Ms. Frasca, a resident of the Upper East Side, attends Mass at St. Vincent Ferrer Church on East 66th Street.

“I love our system,” she said of New York’s mass transit. “To me, it kind of personifies New York and what New York is all about. We’re loud, we’re sometimes rude, we can be maddingly efficient or we can be enormously frustrating, but we never disappoint.”

She would like to see the transit system continue to grow and thrive, she said.

“Transit is like the arteries and veins of the body,” she said. “It’s so critical to the growth and thriving of the city, and yet, we’re always going hat in hand to beg for more money for it.”

Ms. Frasca also spent 20 years on Wall Street, helping clients to evaluate the feasibility of project financings, structuring financial plans and accessing bond markets.
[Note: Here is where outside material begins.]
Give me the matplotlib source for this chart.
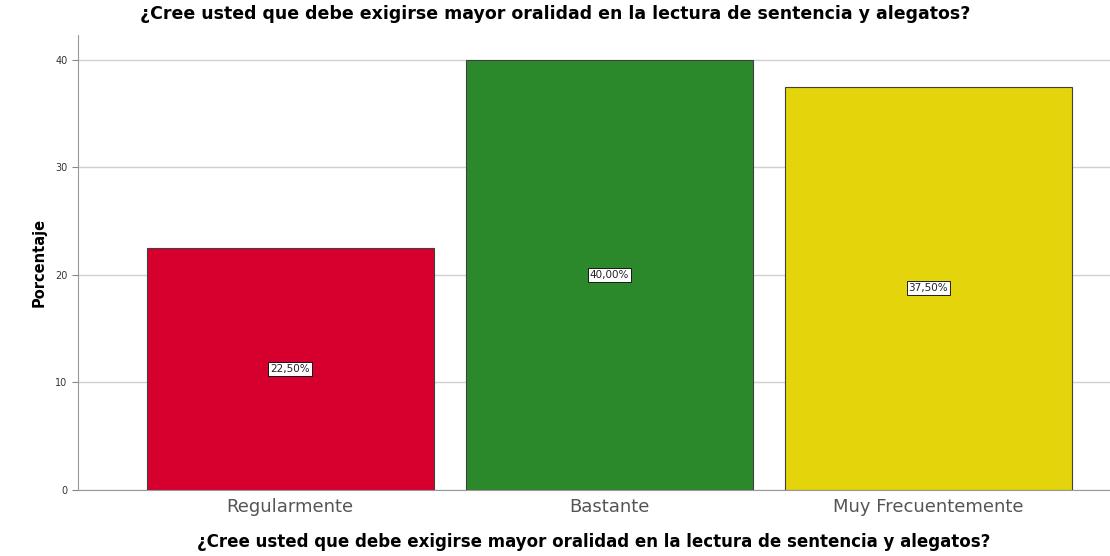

“It’s incumbent on all of us to be more vocal with our state senators to say we really have to move transit up on the priority list so that projects like Second Avenue Subway can have the funding to move expeditiously…to their conclusion,” she added.

Commuters, she said, should also be mindful of the plight of MTA workers. “These folks are real champs. A lot of these folks are doing jobs that I don’t think anyone in this room would want to do,” she said.

“I’m not sure people really appreciate how difficult it is and how important it is that the folks that are operating those trains are getting you and your loved ones safely to work and to home every day.”